A bit later on he wrote to thank me for the material I had sent to him. "What I have done," he explained, "is to have a chapter 'In the Beginning' by Eva Seeley, and another chapter 'In the Beginning' by Robert J. Zoller. And, he added, "I am printing what you sent, word for word..."

Surprisingly, the Seeley-Riddle book was published just that way. Maybe you saw the book and wondered how this happened. So did I. Could it be that Seeley finally decided the hundreds of AKC-registered Alaskan Malamute champions were really Malamutes after all?

I found out years later in September 1987, when I received another letter from Maxwell Riddle. He told me what had happened. "After the book was published," he said, "Short Seeley refused to speak to me ever again!"

So that's what happened in our Alaskan Malamute breed in those "Critical Years." Perhaps I have told you a lot more than you really wanted to know. This was a true life adventure and, like life for almost everyone, it was a bit sad in places. But I think it turned out well in the long run - for all of us who love this breed and want it to be the very best it can be.

In retrospect, I am proud of what I did to so affect (and protect) the quality of the Malamutes of today.
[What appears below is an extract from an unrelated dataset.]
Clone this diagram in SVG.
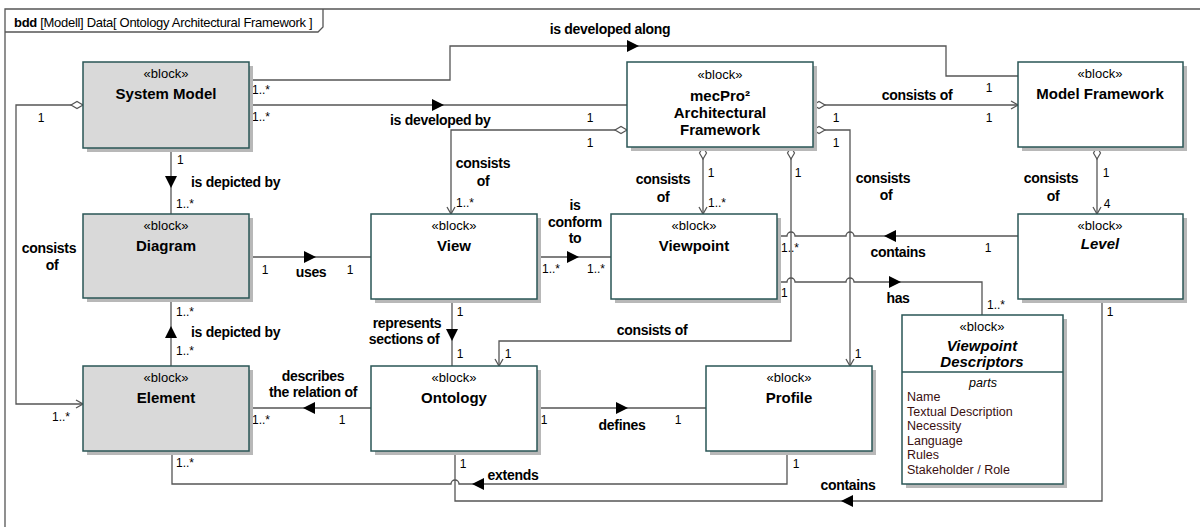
<svg xmlns="http://www.w3.org/2000/svg" width="1200" height="527" viewBox="0 0 1200 527">
<defs>
<style>
text{font-family:"Liberation Sans",Arial,sans-serif;fill:#000}
.st{font-size:13px;text-anchor:middle}
.nm{font-size:15px;font-weight:bold;text-anchor:middle}
.it{font-style:italic}
.lb{font-size:14px;font-weight:bold;letter-spacing:-0.3px}
.c{text-anchor:middle}
.m{font-size:12px}
.pt{font-size:12.5px;fill:#3a1010}
.box{stroke:#2a5656;stroke-width:1.5}
.g{fill:#d9d9d9}
.w{fill:#ffffff}
.sh{fill:#b8b8b8}
.ln{fill:none;stroke:#555555;stroke-width:1.3}
.tri{fill:#000}
</style>
<marker id="oa" viewBox="-9 -6 11 12" refX="0" refY="0" markerWidth="11" markerHeight="12" markerUnits="userSpaceOnUse" orient="auto" overflow="visible">
<path d="M-7,-4 L0,0 L-7,4" fill="none" stroke="#555555" stroke-width="1.3"/>
</marker>
<marker id="dm" viewBox="-1 -5 14 10" refX="0" refY="0" markerWidth="14" markerHeight="10" markerUnits="userSpaceOnUse" orient="auto" overflow="visible">
<path d="M0,0 L6,-3.5 L12,0 L6,3.5 Z" fill="#ffffff" stroke="#555555" stroke-width="1.2"/>
</marker>
</defs>
<rect width="1200" height="527" fill="#ffffff"/>
<g id="frame">
<path d="M5,600 V9 H1300" fill="none" stroke="#555555" stroke-width="1.3"/>
<path d="M5,32 H318 L323,27 V9" fill="none" stroke="#555555" stroke-width="1.3"/>
<text x="14" y="27" font-size="13" letter-spacing="-0.3"><tspan font-weight="bold">bdd</tspan> [Modell] Data[ Ontology Architectural Framework ]</text>
</g>
<g id="connectors">
<!-- is developed along -->
<path class="ln" d="M249,80 H450 V46 H946 V76 H1018"/>
<polygon class="tri" points="627,40 639,46 627,52"/>
<text class="lb c" x="610" y="34">is developed along</text>
<text class="m" x="252" y="94">1..*</text>
<text class="m c" x="989" y="92">1</text>
<!-- is developed by -->
<path class="ln" d="M249,105 H627"/>
<polygon class="tri" points="432,99 444,105 432,111"/>
<text class="lb" x="390" y="125">is developed by</text>
<text class="m" x="252" y="121">1..*</text>
<text class="m c" x="590" y="122">1</text>
<!-- mecPro consists of View -->
<path class="ln" d="M627,130 H451 V214" marker-start="url(#dm)" marker-end="url(#oa)"/>
<text class="lb c" x="483" y="168">consists</text>
<text class="lb c" x="483" y="186">of</text>
<text class="m c" x="590" y="147">1</text>
<text class="m" x="456" y="207">1..*</text>
<!-- mecPro consists of Viewpoint -->
<path class="ln" d="M703,147 V214" marker-start="url(#dm)" marker-end="url(#oa)"/>
<text class="lb c" x="663" y="184">consists</text>
<text class="lb c" x="663" y="202">of</text>
<text class="m c" x="711" y="177">1</text>
<text class="m" x="708" y="207">1..*</text>
<!-- mecPro consists of Ontology -->
<path class="ln" d="M791,147 V341 H499 V366" marker-start="url(#dm)" marker-end="url(#oa)"/>
<text class="lb c" x="652" y="335">consists of</text>
<text class="m c" x="798" y="177">1</text>
<text class="m c" x="508" y="358">1</text>
<!-- mecPro consists of Model Framework -->
<path class="ln" d="M813,105 H1018" marker-start="url(#dm)" marker-end="url(#oa)"/>
<text class="lb c" x="917" y="100">consists of</text>
<text class="m c" x="836" y="122">1</text>
<text class="m c" x="989" y="122">1</text>
<!-- mecPro consists of Profile -->
<path class="ln" d="M813,130 H850 V366" marker-start="url(#dm)" marker-end="url(#oa)"/>
<text class="lb c" x="883" y="183">consists</text>
<text class="lb c" x="886" y="200">of</text>
<text class="m c" x="836" y="147">1</text>
<text class="m c" x="858" y="358">1</text>
<!-- Level contains Viewpoint -->
<path class="ln" d="M1018,236 H854 A4,4 0 0 0 846,236 H795 A4,4 0 0 0 787,236 H777"/>
<polygon class="tri" points="896,230 884,236 896,242"/>
<text class="lb c" x="898" y="257">contains</text>
<text class="m" x="781" y="252">1..*</text>
<text class="m c" x="988" y="252">1</text>
<!-- Viewpoint has Descriptors -->
<path class="ln" d="M777,282 H787 A4,4 0 0 1 795,282 H846 A4,4 0 0 1 854,282 H982 V315"/>
<polygon class="tri" points="889,276 901,282 889,288"/>
<text class="lb c" x="898" y="303">has</text>
<text class="m" x="781" y="297">1</text>
<text class="m" x="987" y="309">1..*</text>
<!-- Level contains Ontology -->
<path class="ln" d="M1102,299 V501 H455 V451"/>
<polygon class="tri" points="853,495 841,501 853,507"/>
<text class="lb c" x="848" y="490">contains</text>
<text class="m c" x="1110" y="316">1</text>
<text class="m c" x="463" y="468">1</text>
<!-- Profile extends Element -->
<path class="ln" d="M787,451 V484 H459 A4,4 0 0 0 451,484 H172 V451"/>
<polygon class="tri" points="484,478 472,484 484,490"/>
<text class="lb c" x="513" y="480">extends</text>
<text class="m c" x="796" y="468">1</text>
<text class="m" x="176" y="467">1..*</text>
<!-- Ontology describes relation of Element -->
<path class="ln" d="M371,408 H249"/>
<polygon class="tri" points="315,402 303,408 315,414"/>
<text class="lb c" x="313" y="381">describes</text>
<text class="lb c" x="313" y="397">the relation of</text>
<text class="m" x="252" y="424">1..*</text>
<text class="m c" x="342" y="424">1</text>
<!-- View represents sections of Ontology -->
<path class="ln" d="M452,299 V366"/>
<polygon class="tri" points="446,329 458,329 452,341"/>
<text class="lb c" x="407" y="328">represents</text>
<text class="lb c" x="404" y="344">sections of</text>
<text class="m c" x="460" y="316">1</text>
<text class="m c" x="460" y="358">1</text>
<!-- Ontology defines Profile -->
<path class="ln" d="M537,408 H706"/>
<polygon class="tri" points="616,402 628,408 616,414"/>
<text class="lb c" x="622" y="430">defines</text>
<text class="m c" x="544" y="424">1</text>
<text class="m c" x="678" y="424">1</text>
<!-- View is conform to Viewpoint -->
<path class="ln" d="M537,257 H611"/>
<polygon class="tri" points="567,251 579,257 567,263"/>
<text class="lb c" x="575" y="210">is</text>
<text class="lb c" x="575" y="227">conform</text>
<text class="lb c" x="575" y="243">to</text>
<text class="m" x="542" y="273">1..*</text>
<text class="m" x="587" y="273">1..*</text>
<!-- Diagram uses View -->
<path class="ln" d="M249,257 H371"/>
<polygon class="tri" points="304,251 316,257 304,263"/>
<text class="lb c" x="311" y="277">uses</text>
<text class="m c" x="265" y="274">1</text>
<text class="m c" x="350" y="274">1</text>
<!-- System Model is depicted by Diagram -->
<path class="ln" d="M171,148 V214"/>
<polygon class="tri" points="165,176 177,176 171,188"/>
<text class="lb" x="191" y="187">is depicted by</text>
<text class="m" x="177" y="164">1</text>
<text class="m" x="176" y="208">1..*</text>
<!-- Element is depicted by Diagram -->
<path class="ln" d="M171,366 V298"/>
<polygon class="tri" points="165,338 177,338 171,326"/>
<text class="lb" x="191" y="337">is depicted by</text>
<text class="m" x="176" y="316">1..*</text>
<text class="m" x="176" y="355">1..*</text>
<!-- System Model consists of Element -->
<path class="ln" d="M83,105 H16 V404 H83" marker-start="url(#dm)" marker-end="url(#oa)"/>
<text class="lb c" x="49" y="253">consists</text>
<text class="lb c" x="52" y="270">of</text>
<text class="m c" x="41" y="122">1</text>
<text class="m" x="52" y="421">1..*</text>
<!-- Model Framework consists of Level -->
<path class="ln" d="M1097,147 V214" marker-start="url(#dm)" marker-end="url(#oa)"/>
<text class="lb c" x="1051" y="183">consists</text>
<text class="lb c" x="1053" y="201">of</text>
<text class="m c" x="1106" y="177">1</text>
<text class="m c" x="1107" y="208">4</text>
</g>
<g id="system-model">
<rect class="sh" x="87" y="66" width="166" height="86"/>
<rect class="box g" x="83" y="62" width="166" height="86"/>
<text class="st" x="166" y="78">«block»</text>
<text class="nm" x="166" y="99">System Model</text>
</g>
<g id="diagram">
<rect class="sh" x="87" y="218" width="166" height="84"/>
<rect class="box g" x="83" y="214" width="166" height="84"/>
<text class="st" x="166" y="230">«block»</text>
<text class="nm" x="166" y="251">Diagram</text>
</g>
<g id="element">
<rect class="sh" x="87" y="370" width="166" height="85"/>
<rect class="box g" x="83" y="366" width="166" height="85"/>
<text class="st" x="166" y="382">«block»</text>
<text class="nm" x="166" y="403">Element</text>
</g>
<g id="mecpro">
<rect class="sh" x="631" y="66" width="186" height="85"/>
<rect class="box w" x="627" y="62" width="186" height="85"/>
<text class="st" x="720" y="79">«block»</text>
<text class="nm" x="720" y="101">mecPro²</text>
<text class="nm" x="720" y="118">Architectural</text>
<text class="nm" x="720" y="135">Framework</text>
</g>
<g id="model-framework">
<rect class="sh" x="1022" y="66" width="165" height="85"/>
<rect class="box w" x="1018" y="62" width="165" height="85"/>
<text class="st" x="1100" y="78">«block»</text>
<text class="nm" x="1100" y="99">Model Framework</text>
</g>
<g id="view">
<rect class="sh" x="375" y="218" width="166" height="85"/>
<rect class="box w" x="371" y="214" width="166" height="85"/>
<text class="st" x="454" y="230">«block»</text>
<text class="nm" x="454" y="251">View</text>
</g>
<g id="viewpoint">
<rect class="sh" x="615" y="218" width="166" height="85"/>
<rect class="box w" x="611" y="214" width="166" height="85"/>
<text class="st" x="694" y="230">«block»</text>
<text class="nm" x="694" y="251">Viewpoint</text>
</g>
<g id="level">
<rect class="sh" x="1022" y="218" width="165" height="85"/>
<rect class="box w" x="1018" y="214" width="165" height="85"/>
<text class="st" x="1100" y="230">«block»</text>
<text class="nm it" x="1100" y="249">Level</text>
</g>
<g id="ontology">
<rect class="sh" x="375" y="370" width="166" height="85"/>
<rect class="box w" x="371" y="366" width="166" height="85"/>
<text class="st" x="454" y="382">«block»</text>
<text class="nm" x="454" y="403">Ontology</text>
</g>
<g id="profile">
<rect class="sh" x="710" y="370" width="166" height="85"/>
<rect class="box w" x="706" y="366" width="166" height="85"/>
<text class="st" x="789" y="382">«block»</text>
<text class="nm" x="789" y="403">Profile</text>
</g>
<g id="viewpoint-descriptors">
<rect class="sh" x="906" y="319" width="161" height="169"/>
<rect class="box w" x="902" y="315" width="161" height="169"/>
<line x1="902" y1="372" x2="1063" y2="372" stroke="#2a5656" stroke-width="1.5"/>
<text class="st" x="982" y="331">«block»</text>
<text class="nm it" x="982" y="351">Viewpoint</text>
<text class="nm it" x="982" y="367">Descriptors</text>
<text class="it c" x="983" y="387" font-size="12.5">parts</text>
<text class="pt" x="907" y="401">Name</text>
<text class="pt" x="907" y="416">Textual Description</text>
<text class="pt" x="907" y="430">Necessity</text>
<text class="pt" x="907" y="445">Language</text>
<text class="pt" x="907" y="459">Rules</text>
<text class="pt" x="907" y="474">Stakeholder / Role</text>
</g>
</svg>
I don't think about it often, but it hit me recently when Laura and I decided to drop in on a dog show for the first time in more than ten years. There, at quite some distance, we spotted a big male Malamute. "Look," I said, "a Husky-Pak dog!" Anyway, he looked like one, and on closer examination we decided he was the best Malamute we had seen in many years. He was Ch. Vykon Jarva's True Colours, "Sherman," and I did not have to see his pedigree to know that this magnificent dog would never have been born if the events I described herein had turned out differently many years ago. And I'm willing to bet the same is true of virtually every top winning Malamute of the past twenty years!

For me, my experience with Malamutes was a lot like my involvement in World War II (which isn't a bad analogy, come to think of it). I wouldn't have missed it for anything, but I'd never want to go through it again!